━━━━━ Data lines
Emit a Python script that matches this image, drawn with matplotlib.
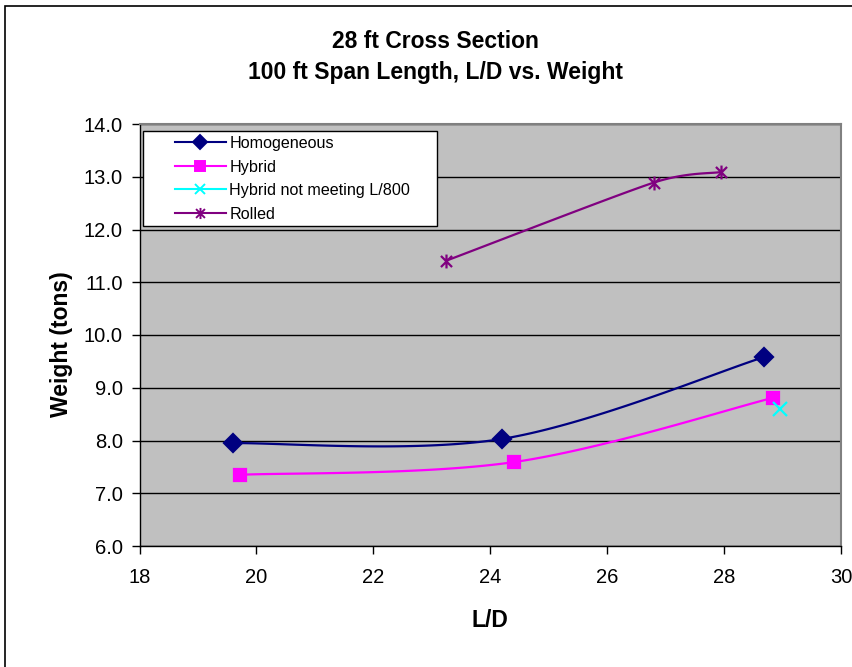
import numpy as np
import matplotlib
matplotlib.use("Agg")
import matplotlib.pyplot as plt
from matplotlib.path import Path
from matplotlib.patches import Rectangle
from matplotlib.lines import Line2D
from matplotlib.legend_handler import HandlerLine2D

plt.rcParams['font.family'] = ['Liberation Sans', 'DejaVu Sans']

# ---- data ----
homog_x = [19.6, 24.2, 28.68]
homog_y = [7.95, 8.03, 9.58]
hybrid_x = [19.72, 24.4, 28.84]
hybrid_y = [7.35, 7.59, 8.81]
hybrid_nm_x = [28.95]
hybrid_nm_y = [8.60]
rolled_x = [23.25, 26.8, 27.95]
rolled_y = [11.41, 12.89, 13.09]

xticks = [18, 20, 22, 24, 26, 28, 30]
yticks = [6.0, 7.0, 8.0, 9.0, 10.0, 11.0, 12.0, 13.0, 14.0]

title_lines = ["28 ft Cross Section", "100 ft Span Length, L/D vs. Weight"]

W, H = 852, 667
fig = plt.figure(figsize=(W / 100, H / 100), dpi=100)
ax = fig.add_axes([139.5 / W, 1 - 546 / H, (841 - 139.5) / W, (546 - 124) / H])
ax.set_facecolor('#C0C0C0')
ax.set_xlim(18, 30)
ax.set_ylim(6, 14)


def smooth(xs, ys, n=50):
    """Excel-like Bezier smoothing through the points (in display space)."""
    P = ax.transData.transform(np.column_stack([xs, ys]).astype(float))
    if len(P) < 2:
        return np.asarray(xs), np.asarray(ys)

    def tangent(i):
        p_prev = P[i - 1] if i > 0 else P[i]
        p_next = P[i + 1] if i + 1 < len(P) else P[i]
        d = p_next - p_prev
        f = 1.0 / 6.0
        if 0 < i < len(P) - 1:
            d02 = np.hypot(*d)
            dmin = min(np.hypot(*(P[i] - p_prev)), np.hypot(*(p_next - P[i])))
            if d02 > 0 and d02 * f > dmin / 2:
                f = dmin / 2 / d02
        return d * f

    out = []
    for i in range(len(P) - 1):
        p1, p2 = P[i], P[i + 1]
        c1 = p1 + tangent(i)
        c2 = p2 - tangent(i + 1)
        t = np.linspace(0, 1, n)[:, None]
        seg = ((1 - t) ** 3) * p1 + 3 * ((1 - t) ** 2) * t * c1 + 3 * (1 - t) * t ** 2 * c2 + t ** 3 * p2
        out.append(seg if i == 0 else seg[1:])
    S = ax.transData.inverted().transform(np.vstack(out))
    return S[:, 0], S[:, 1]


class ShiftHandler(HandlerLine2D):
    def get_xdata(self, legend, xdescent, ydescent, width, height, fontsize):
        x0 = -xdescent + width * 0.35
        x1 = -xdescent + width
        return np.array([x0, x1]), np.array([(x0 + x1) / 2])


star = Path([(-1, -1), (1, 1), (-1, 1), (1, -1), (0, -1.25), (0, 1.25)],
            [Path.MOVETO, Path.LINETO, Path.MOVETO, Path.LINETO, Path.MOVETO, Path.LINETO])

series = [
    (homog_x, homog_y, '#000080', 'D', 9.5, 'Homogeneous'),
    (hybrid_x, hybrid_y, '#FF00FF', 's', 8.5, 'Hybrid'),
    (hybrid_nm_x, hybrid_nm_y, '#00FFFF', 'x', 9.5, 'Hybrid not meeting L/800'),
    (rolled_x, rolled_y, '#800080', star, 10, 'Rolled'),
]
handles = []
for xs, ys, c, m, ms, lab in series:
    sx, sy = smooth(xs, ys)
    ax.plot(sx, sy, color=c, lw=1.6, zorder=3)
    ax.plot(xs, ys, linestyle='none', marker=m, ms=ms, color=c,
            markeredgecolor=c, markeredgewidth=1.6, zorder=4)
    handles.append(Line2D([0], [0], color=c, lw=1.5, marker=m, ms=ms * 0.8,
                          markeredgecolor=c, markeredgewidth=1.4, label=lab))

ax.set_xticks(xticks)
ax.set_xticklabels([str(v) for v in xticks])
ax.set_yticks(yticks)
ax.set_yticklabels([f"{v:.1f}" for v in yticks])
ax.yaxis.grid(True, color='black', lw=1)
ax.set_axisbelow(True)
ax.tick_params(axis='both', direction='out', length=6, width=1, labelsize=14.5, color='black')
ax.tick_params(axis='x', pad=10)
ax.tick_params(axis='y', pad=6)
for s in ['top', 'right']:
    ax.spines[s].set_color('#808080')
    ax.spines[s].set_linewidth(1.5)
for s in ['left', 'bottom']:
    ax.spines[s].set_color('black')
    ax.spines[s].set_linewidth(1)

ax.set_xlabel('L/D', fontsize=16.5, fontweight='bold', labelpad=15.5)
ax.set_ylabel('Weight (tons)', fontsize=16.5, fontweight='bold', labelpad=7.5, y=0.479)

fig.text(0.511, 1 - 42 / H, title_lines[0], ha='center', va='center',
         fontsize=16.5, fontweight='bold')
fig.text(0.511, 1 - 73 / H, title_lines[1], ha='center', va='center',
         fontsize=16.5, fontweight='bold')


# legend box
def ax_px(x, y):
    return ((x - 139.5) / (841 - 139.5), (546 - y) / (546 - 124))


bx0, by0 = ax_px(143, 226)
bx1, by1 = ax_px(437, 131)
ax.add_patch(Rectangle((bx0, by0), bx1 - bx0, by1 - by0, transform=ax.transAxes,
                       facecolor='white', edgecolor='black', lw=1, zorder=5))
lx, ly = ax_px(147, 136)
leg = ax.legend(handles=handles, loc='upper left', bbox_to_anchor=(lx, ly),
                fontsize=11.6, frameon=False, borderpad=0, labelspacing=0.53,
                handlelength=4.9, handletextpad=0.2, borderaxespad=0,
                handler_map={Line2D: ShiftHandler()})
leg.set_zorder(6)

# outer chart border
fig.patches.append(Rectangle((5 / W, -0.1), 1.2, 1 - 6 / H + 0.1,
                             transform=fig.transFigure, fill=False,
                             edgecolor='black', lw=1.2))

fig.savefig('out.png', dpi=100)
━━━━━━━━━━
■ **Aim of the exercise**
Reproduce exactly the run of lines that opens the listing and closes with the line holding "Span Length, L/D". Pictures are excluded.

■ **Expected answer**
Emit a Python script that matches this image, drawn with matplotlib.
import numpy as np
import matplotlib
matplotlib.use("Agg")
import matplotlib.pyplot as plt
from matplotlib.path import Path
from matplotlib.patches import Rectangle
from matplotlib.lines import Line2D
from matplotlib.legend_handler import HandlerLine2D

plt.rcParams['font.family'] = ['Liberation Sans', 'DejaVu Sans']

# ---- data ----
homog_x = [19.6, 24.2, 28.68]
homog_y = [7.95, 8.03, 9.58]
hybrid_x = [19.72, 24.4, 28.84]
hybrid_y = [7.35, 7.59, 8.81]
hybrid_nm_x = [28.95]
hybrid_nm_y = [8.60]
rolled_x = [23.25, 26.8, 27.95]
rolled_y = [11.41, 12.89, 13.09]

xticks = [18, 20, 22, 24, 26, 28, 30]
yticks = [6.0, 7.0, 8.0, 9.0, 10.0, 11.0, 12.0, 13.0, 14.0]

title_lines = ["28 ft Cross Section", "100 ft Span Length, L/D vs. Weight"]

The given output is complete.